他連忙轉向溫叔:「溫叔,那個,藥材,醫書,是不是就是為了師父的傷?」
「嗯。」溫客行敲了一下他的頭,「我一直在做準備,你放心吧。快擦擦眼淚,你師父的傷還要靠你。」
「嗯嗯。」張成嶺擦擦眼淚,「我一定努力,溫叔讓我做什麼就做什麼。」
「那就好。」溫客行拍拍他,「首先,你絕對不能哭,更不能亂。這件事可馬虎不得。」
「是,是。」張成嶺極力讓自己冷靜下來,可惜半天也沒成功。
溫客行和周絮都知道他的性子,提前告訴他也是想讓他做好準備,省得到時再添亂。
到了第二天,溫客行見張成嶺冷靜多了,又將自己提前想到的治療方子拿出來和周絮商量。
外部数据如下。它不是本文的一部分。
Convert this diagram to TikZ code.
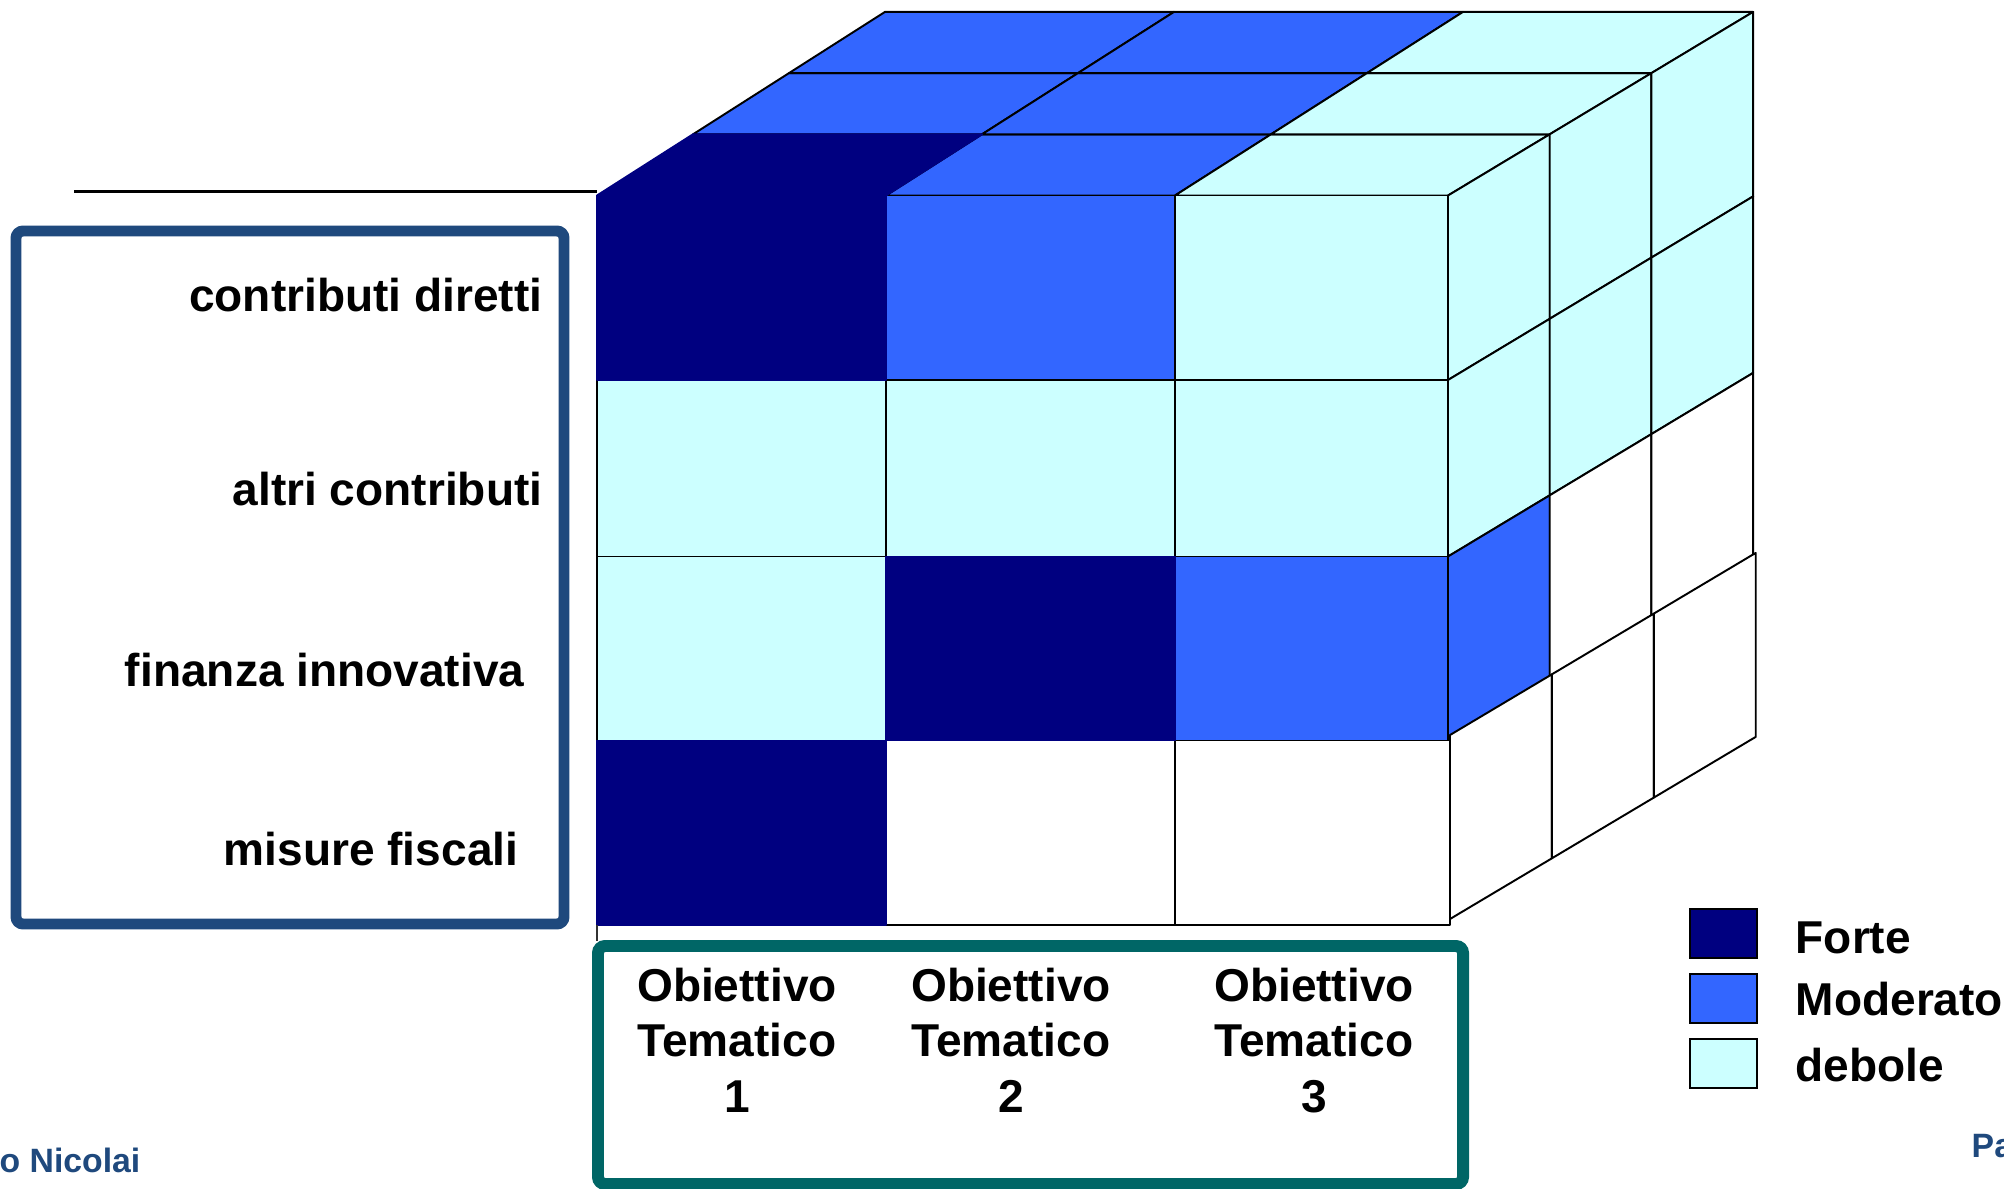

周絮見過方子,道:「老溫,你比我的醫術強多了。」他們習武之人,多少都懂點兒醫術,不過,像溫客行這般在行的,還是少數。
溫客行對自己卻沒什麼信心,道:「萬一有什麼變故……」他怕自己醫術不濟,反而害了阿絮。
「放心,老溫,我相信你。」周絮對他一笑,看起來信心滿滿。
溫客行勉強一笑,覺得阿絮真是太心大了,他和成嶺萬一出點兒差錯,阿絮就得失去這一身武功。
「老溫。」周絮忽然親了他一下,笑了,「我把自己交給你,儘管放心做吧。」
「你,」溫客行一滯,道,「你說這句話一直算數嗎?」把自己交給他,阿絮是認真的嗎?